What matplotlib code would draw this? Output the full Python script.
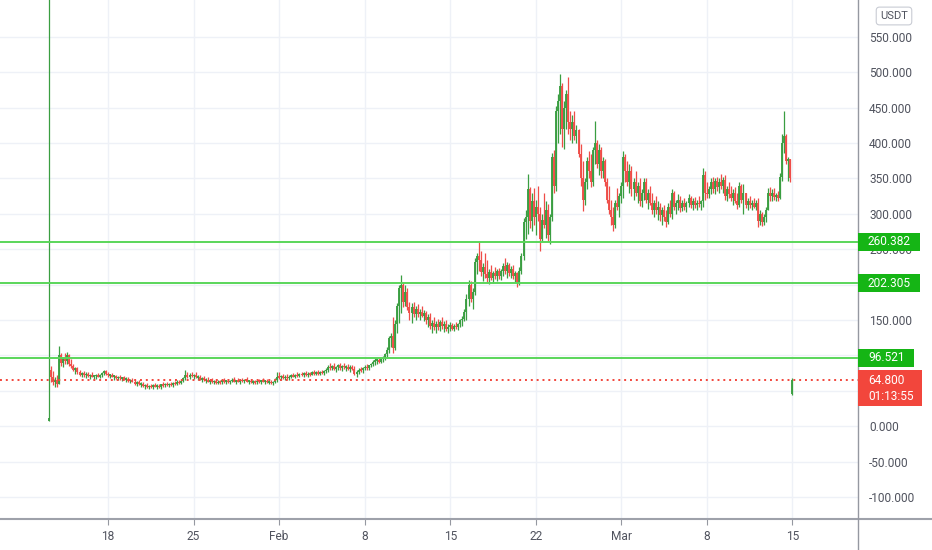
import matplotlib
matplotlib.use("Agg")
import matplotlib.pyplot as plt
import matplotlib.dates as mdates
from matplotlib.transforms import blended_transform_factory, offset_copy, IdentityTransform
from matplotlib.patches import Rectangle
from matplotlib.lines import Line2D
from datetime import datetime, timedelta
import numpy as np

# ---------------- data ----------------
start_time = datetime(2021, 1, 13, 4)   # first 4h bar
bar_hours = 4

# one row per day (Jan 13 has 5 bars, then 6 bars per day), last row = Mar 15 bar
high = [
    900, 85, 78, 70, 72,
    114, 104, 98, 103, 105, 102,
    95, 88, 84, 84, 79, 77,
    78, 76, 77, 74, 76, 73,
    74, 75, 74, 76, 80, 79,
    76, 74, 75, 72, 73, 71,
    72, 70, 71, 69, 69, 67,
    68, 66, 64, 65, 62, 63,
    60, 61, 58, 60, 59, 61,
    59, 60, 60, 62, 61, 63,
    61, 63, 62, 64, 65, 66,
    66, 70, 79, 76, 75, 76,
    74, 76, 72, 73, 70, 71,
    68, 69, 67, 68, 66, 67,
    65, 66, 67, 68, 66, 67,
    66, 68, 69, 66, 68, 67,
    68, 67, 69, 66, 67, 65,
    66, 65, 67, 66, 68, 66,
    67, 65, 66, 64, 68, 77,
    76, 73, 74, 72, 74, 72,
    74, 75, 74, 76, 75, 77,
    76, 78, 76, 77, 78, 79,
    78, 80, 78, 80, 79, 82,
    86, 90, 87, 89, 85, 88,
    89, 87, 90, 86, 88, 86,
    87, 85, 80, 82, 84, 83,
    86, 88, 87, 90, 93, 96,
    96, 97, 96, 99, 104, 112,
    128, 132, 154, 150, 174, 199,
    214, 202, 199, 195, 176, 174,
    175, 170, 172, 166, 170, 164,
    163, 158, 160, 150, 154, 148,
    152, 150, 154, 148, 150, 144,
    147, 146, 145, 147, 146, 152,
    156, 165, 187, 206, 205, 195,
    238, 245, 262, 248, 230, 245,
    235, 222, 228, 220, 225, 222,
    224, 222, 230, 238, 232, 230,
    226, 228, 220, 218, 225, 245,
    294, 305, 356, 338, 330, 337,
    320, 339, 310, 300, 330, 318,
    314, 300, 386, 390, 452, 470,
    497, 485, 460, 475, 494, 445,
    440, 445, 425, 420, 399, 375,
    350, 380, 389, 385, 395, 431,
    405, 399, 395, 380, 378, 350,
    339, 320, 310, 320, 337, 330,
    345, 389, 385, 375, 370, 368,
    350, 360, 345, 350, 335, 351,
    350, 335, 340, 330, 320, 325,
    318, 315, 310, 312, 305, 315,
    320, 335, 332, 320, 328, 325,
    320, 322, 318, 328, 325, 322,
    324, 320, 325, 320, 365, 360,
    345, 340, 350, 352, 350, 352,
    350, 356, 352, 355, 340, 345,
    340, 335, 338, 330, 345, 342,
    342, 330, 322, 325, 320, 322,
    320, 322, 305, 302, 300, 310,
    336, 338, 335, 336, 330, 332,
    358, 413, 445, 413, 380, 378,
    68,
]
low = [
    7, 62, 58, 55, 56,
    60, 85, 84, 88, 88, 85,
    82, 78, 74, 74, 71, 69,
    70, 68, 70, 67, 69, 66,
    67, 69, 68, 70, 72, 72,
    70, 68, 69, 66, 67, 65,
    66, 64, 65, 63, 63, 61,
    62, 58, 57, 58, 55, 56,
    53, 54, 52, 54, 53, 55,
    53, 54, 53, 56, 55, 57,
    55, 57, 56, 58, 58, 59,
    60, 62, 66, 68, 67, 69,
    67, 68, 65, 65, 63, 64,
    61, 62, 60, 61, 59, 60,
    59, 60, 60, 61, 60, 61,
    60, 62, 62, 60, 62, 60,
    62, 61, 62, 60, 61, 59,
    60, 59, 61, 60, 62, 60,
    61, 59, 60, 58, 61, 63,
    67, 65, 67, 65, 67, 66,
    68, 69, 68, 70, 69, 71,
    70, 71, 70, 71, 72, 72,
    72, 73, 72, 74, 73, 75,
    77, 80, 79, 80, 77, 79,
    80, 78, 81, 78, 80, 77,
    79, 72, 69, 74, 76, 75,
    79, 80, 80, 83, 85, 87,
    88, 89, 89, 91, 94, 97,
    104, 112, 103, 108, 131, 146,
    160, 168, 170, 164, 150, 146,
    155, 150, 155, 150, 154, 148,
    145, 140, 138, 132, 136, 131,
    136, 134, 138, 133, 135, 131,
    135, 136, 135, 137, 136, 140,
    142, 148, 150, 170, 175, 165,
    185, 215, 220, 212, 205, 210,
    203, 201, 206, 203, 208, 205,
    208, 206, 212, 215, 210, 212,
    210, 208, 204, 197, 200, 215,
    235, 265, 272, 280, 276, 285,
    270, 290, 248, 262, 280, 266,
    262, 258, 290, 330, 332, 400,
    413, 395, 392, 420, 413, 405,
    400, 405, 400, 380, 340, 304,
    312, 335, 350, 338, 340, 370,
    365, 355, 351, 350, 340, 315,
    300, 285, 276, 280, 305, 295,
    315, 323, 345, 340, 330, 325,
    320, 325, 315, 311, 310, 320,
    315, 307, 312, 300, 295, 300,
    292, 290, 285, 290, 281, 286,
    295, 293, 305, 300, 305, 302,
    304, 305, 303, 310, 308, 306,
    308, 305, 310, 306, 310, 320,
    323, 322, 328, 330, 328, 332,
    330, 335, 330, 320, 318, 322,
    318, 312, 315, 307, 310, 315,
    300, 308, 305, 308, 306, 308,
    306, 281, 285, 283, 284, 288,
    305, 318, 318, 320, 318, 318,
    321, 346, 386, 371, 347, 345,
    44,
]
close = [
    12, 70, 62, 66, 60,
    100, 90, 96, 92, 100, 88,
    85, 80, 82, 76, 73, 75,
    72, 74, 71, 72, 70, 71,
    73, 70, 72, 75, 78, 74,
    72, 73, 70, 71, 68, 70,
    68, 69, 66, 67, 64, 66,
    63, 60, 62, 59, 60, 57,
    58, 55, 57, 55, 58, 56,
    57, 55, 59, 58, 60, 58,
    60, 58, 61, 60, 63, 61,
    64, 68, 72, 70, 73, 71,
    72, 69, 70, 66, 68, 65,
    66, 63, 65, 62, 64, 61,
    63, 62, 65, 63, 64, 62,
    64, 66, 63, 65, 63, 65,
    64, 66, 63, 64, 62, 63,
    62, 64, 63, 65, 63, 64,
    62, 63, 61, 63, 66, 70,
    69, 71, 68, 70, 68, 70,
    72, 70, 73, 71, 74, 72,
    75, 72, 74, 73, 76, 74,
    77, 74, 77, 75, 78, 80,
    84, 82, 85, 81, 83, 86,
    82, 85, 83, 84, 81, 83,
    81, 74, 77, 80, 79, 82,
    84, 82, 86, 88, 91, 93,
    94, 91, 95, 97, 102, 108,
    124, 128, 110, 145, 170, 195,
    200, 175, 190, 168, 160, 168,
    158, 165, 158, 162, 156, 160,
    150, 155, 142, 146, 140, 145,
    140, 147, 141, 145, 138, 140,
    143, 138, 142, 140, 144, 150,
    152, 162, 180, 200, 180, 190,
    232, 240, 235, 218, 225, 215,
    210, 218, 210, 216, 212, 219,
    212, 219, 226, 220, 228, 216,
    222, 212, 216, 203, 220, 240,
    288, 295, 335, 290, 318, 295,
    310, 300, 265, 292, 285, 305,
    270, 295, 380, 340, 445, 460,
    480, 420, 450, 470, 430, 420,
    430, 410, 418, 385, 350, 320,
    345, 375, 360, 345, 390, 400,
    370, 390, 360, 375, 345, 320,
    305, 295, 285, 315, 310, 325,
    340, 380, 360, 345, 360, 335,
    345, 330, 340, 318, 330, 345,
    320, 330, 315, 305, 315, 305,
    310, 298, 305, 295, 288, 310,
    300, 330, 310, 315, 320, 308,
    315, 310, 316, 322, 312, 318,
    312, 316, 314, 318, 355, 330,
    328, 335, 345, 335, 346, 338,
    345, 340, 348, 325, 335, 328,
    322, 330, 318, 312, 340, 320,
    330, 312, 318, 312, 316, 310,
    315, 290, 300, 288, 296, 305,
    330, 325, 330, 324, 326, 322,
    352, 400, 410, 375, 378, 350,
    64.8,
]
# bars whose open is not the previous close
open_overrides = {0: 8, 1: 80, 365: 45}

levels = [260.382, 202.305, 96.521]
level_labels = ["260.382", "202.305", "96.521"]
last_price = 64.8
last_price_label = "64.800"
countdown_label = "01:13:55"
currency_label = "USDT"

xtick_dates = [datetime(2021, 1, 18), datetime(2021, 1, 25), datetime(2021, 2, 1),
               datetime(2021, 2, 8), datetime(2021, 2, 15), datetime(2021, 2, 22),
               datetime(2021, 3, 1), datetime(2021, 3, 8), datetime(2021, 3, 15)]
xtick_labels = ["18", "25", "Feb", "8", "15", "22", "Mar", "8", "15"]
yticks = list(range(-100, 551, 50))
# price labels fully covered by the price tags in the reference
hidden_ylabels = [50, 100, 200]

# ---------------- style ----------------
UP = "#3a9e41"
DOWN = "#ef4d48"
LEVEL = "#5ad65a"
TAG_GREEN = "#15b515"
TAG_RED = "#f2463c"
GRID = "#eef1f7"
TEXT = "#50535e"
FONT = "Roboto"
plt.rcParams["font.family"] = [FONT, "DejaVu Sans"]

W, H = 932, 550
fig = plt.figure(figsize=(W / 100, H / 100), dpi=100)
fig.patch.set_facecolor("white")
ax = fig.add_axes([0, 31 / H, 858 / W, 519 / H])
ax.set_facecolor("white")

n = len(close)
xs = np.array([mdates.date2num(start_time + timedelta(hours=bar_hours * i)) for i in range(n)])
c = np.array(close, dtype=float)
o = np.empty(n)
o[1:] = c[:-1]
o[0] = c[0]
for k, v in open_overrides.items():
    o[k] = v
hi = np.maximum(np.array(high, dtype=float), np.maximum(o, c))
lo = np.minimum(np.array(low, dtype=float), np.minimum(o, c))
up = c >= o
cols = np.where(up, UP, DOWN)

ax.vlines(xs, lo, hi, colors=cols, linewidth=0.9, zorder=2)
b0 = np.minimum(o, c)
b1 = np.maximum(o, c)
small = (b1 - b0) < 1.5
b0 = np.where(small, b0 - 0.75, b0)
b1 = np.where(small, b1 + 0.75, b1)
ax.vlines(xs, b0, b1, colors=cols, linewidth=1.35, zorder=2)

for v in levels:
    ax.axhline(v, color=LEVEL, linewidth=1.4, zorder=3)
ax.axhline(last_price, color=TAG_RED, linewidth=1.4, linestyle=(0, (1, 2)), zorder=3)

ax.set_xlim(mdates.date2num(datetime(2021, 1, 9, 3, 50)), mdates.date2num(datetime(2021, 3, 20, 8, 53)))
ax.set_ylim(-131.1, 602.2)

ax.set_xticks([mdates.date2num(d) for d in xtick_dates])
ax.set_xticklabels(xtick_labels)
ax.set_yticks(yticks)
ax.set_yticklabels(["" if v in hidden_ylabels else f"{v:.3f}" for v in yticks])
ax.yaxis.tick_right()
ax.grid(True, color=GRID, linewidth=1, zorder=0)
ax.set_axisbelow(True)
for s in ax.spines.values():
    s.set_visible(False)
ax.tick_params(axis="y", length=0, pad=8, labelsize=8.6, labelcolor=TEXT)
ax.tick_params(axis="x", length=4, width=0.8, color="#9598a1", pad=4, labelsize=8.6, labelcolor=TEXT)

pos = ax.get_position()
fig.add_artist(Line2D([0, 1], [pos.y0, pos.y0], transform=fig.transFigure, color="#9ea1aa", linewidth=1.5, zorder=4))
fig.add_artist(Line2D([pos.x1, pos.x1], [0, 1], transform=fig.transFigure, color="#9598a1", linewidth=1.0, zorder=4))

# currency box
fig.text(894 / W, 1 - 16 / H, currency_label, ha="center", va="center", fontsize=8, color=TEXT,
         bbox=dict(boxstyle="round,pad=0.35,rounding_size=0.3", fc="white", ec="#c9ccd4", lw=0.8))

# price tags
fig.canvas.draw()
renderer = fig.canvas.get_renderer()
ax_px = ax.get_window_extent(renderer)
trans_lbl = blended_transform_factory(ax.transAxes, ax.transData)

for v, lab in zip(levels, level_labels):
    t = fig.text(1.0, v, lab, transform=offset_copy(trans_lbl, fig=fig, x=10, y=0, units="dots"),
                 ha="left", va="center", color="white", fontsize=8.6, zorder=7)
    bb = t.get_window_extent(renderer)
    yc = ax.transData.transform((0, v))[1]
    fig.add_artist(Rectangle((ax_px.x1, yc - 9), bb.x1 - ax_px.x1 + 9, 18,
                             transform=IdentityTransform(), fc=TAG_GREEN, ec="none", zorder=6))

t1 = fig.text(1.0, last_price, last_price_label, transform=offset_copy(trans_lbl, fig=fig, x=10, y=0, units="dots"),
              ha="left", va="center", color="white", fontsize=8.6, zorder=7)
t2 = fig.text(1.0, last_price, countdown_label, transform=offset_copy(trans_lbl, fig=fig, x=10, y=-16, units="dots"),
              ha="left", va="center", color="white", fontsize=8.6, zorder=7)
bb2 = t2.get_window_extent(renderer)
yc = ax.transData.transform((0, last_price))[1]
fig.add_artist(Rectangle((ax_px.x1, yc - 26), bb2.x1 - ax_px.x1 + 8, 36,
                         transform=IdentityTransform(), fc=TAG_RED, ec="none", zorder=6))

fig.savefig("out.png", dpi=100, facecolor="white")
=======
Within the listing above, copy each line that has the string "draw".

What matplotlib code would draw this? Output the full Python script.
fig.canvas.draw()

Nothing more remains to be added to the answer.